As provocative as the story of the lottery may be, another cryptic note in the Mauldin Archives of Lake County History makes more sense:  “A very rich man by the name of Diamond bought the ranch and settled the McGreer family on it. The family always spoke of Mr. Diamond as if he were a relative.”

Nonetheless, in another entry, Henry Mauldin notes that McGreer won the farm on a $10 lottery ticket.
Picture
Susan McGreer
Local newspapers in the early 1870s carried advertisements for a regular U. S. Mail Line operated by Charles McGreer, the third son in the family. but the decade held rough spots for the McGreers. Their youngest son, Hugh, died at the Stone House in 1875 at the age of 16. The cause of death is not given, but epidemics of influenza, diphtheria and smallpox were widespread at that time. Then in 1878, their second daughter, Nancy, had six children by 1871 when her marriage came apart. She remarried in 1873, to Thomas Kearney Dye, and had three more children, the last less than six months old when that marriage was upended.

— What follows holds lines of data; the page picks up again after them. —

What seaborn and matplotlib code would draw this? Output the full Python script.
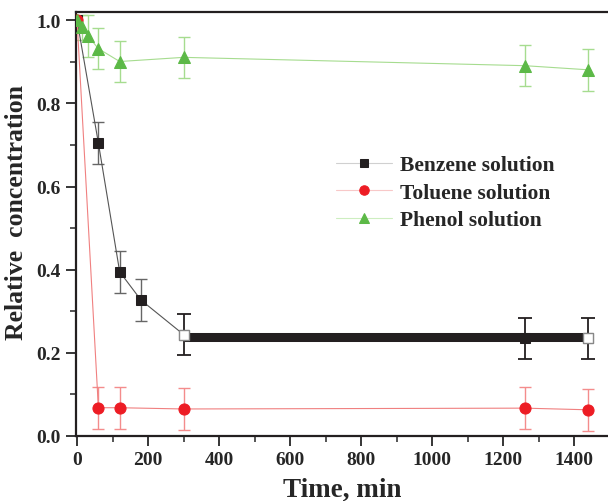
# Relative concentration vs time

import seaborn as sns
import matplotlib.pyplot as plt
import pandas as pd
from matplotlib.ticker import MultipleLocator

benz_t = [0, 60, 120, 180, 300, 1260, 1440]
benz_c = [1.0, 0.705, 0.395, 0.327, 0.244, 0.235, 0.235]
benz_e = [0, 0.05, 0.05, 0.05, 0.05, 0.05, 0.05]

# the thick black band over the benzene plateau
band_t = [300, 1260, 1440]
band_c = [0.237, 0.237, 0.237]

tol_t = [0, 60, 120, 300, 1260, 1440]
tol_c = [1.0, 0.068, 0.068, 0.065, 0.067, 0.063]
tol_e = [0, 0.05, 0.05, 0.05, 0.05, 0.05]

phe_t = [0, 15, 30, 60, 120, 300, 1260, 1440]
phe_c = [1.0, 0.983, 0.963, 0.932, 0.901, 0.911, 0.891, 0.881]
phe_e = [0, 0.03, 0.05, 0.05, 0.05, 0.05, 0.05, 0.05]

benz = pd.DataFrame({"t": benz_t, "c": benz_c})
tol = pd.DataFrame({"t": tol_t, "c": tol_c})
phe = pd.DataFrame({"t": phe_t, "c": phe_c})

sns.set_style("ticks")
plt.rcParams['font.family'] = ['Liberation Serif', 'DejaVu Serif']
plt.rcParams['font.weight'] = 'bold'

fig = plt.figure(figsize=(6.08, 5.02), dpi=100)
ax = fig.add_axes([0.125, 0.1295, 0.875, 0.8445])

black = "#231f20"
red = "#ed1c24"
green = "#5cb947"

# error bars
ax.errorbar(benz_t[1:4], benz_c[1:4], yerr=benz_e[1:4], fmt="none", ecolor="#666666",
            elinewidth=1, capsize=4, capthick=1, zorder=2)
ax.errorbar(benz_t[4:], benz_c[4:], yerr=benz_e[4:], fmt="none", ecolor=black,
            elinewidth=1.3, capsize=5, capthick=1.3, zorder=2)
ax.errorbar(tol_t[1:], tol_c[1:], yerr=tol_e[1:], fmt="none", ecolor="#f48c8c",
            elinewidth=1, capsize=4, capthick=1, zorder=2)
ax.errorbar(phe_t[1:], phe_c[1:], yerr=phe_e[1:], fmt="none", ecolor="#a6dc8f",
            elinewidth=1, capsize=4, capthick=1, zorder=2)

# lines with markers
sns.lineplot(x="t", y="c", data=benz, color="#555555", lw=0.8, marker="s", ms=7,
             mfc=black, mec=black, ax=ax, label="Benzene solution", zorder=3)
sns.lineplot(x="t", y="c", data=tol, color="#f08080", lw=0.8, marker="o", ms=8,
             mfc=red, mec=red, ax=ax, label="Toluene solution", zorder=3)
sns.lineplot(x="t", y="c", data=phe, color="#a6dc8f", lw=0.8, marker="^", ms=9,
             mfc=green, mec=green, ax=ax, label="Phenol solution", zorder=3)

# thick band and hollow squares at plateau ends
ax.plot(band_t, band_c, color=black, lw=6.5, solid_capstyle="butt", zorder=4)
ax.plot([benz_t[4], benz_t[6]], [benz_c[4], benz_c[6]], ls="none", marker="s", ms=7,
        mfc="white", mec="#888888", mew=1, zorder=5)

ax.set_xlim(-3, 1495)
ax.set_ylim(0, 1.02)
ax.xaxis.set_major_locator(MultipleLocator(200))
ax.xaxis.set_minor_locator(MultipleLocator(100))
ax.yaxis.set_major_locator(MultipleLocator(0.2))
ax.yaxis.set_minor_locator(MultipleLocator(0.1))
ax.yaxis.set_major_formatter(plt.FormatStrFormatter("%.1f"))

ax.spines['right'].set_visible(False)
for s in ['left', 'bottom', 'top']:
    ax.spines[s].set_linewidth(1.6)
    ax.spines[s].set_color("#231f20")
ax.tick_params(which="major", direction="out", length=7, width=1.3, labelsize=14, pad=4)
ax.tick_params(which="minor", direction="out", length=4, width=1.1)
ax.tick_params(top=False, right=False)

ax.set_xlabel("Time, min", fontsize=19.5, fontweight="bold", labelpad=6)
ax.set_ylabel("Relative  concentration", fontsize=18.5, fontweight="bold")
ax.yaxis.set_label_coords(-0.09, 0.53)

leg = ax.legend(loc="upper left", bbox_to_anchor=(0.452, 0.708), frameon=False,
                fontsize=15.5, handlelength=2.6, labelspacing=0.35, handletextpad=0.4,
                markerscale=0.85)
# legend lines are drawn very faint in the original
for h, c in zip(leg.get_lines(), ["#d0d0d0", "#f8c8c8", "#cdeec0"]):
    h.set_linewidth(0.8)
    h.set_color(c)

fig.savefig("out.png", dpi=100)
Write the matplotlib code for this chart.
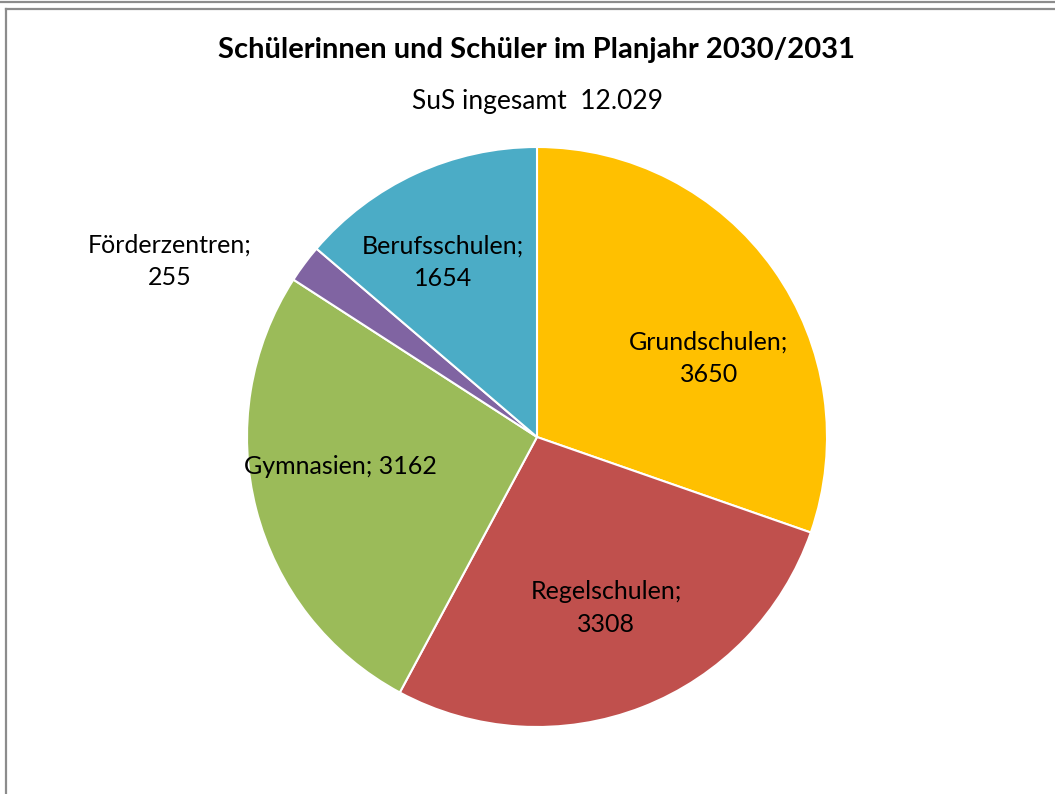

Tom Dye’s name lives on in now-quiet infamy.  Just north of Robert Louis Stevenson Park rises Tom Dye Rock, a hazard well-known to the climbers who frequent the area and are cautioned to try other rockfaces instead. On the afternoon of October 1, 1878, Thomas Dye killed Charles Bates, a stranger who’d had an altercation with Dye at a local livery. They met  at Lake County House, where Dye drew his pistol and shot Bates.
Tom Dye escaped from jail and hid out in a cave on the peak that bears his name for almost two weeks before surrendering. Rumors said that his family supplied food to him. He was sentenced to state prison for 15 years for the murder.

By June of 1880 the U.S. census for “the village of Middletown” saw John McGreer, age 71 and now divorced, living with his daughter Kate, listed as 25 although her birth data elsewhere would make her 32.  Susan McGreer was living in Coyote Valley, presumably in the Stone House, with her son Charles, now 34 years old, his wife Ella, 29, and their 1-year-old son Charles Jr., as well as Susan’s older son John, now 35. It shows Nancy McGreer Dye living in Middletown with her children Hugh and Susan Davey, 19 and 12, and Thomas, Nanny and May Dye, 6, 4 and 2. She was listed as a laundry woman.

A friendship developed between John McGreer and the owner of the Lake County House hotel, Charles Marsh Young. In 1885 Young told editors of the 1881 History of Lake and Mendocino Counties that he had traded the hotel for the Stone House property. A much later report, in 1955, said Young bought the property for $2400. Whichever, for the next five decades the Stone House would be known as “the Young place.”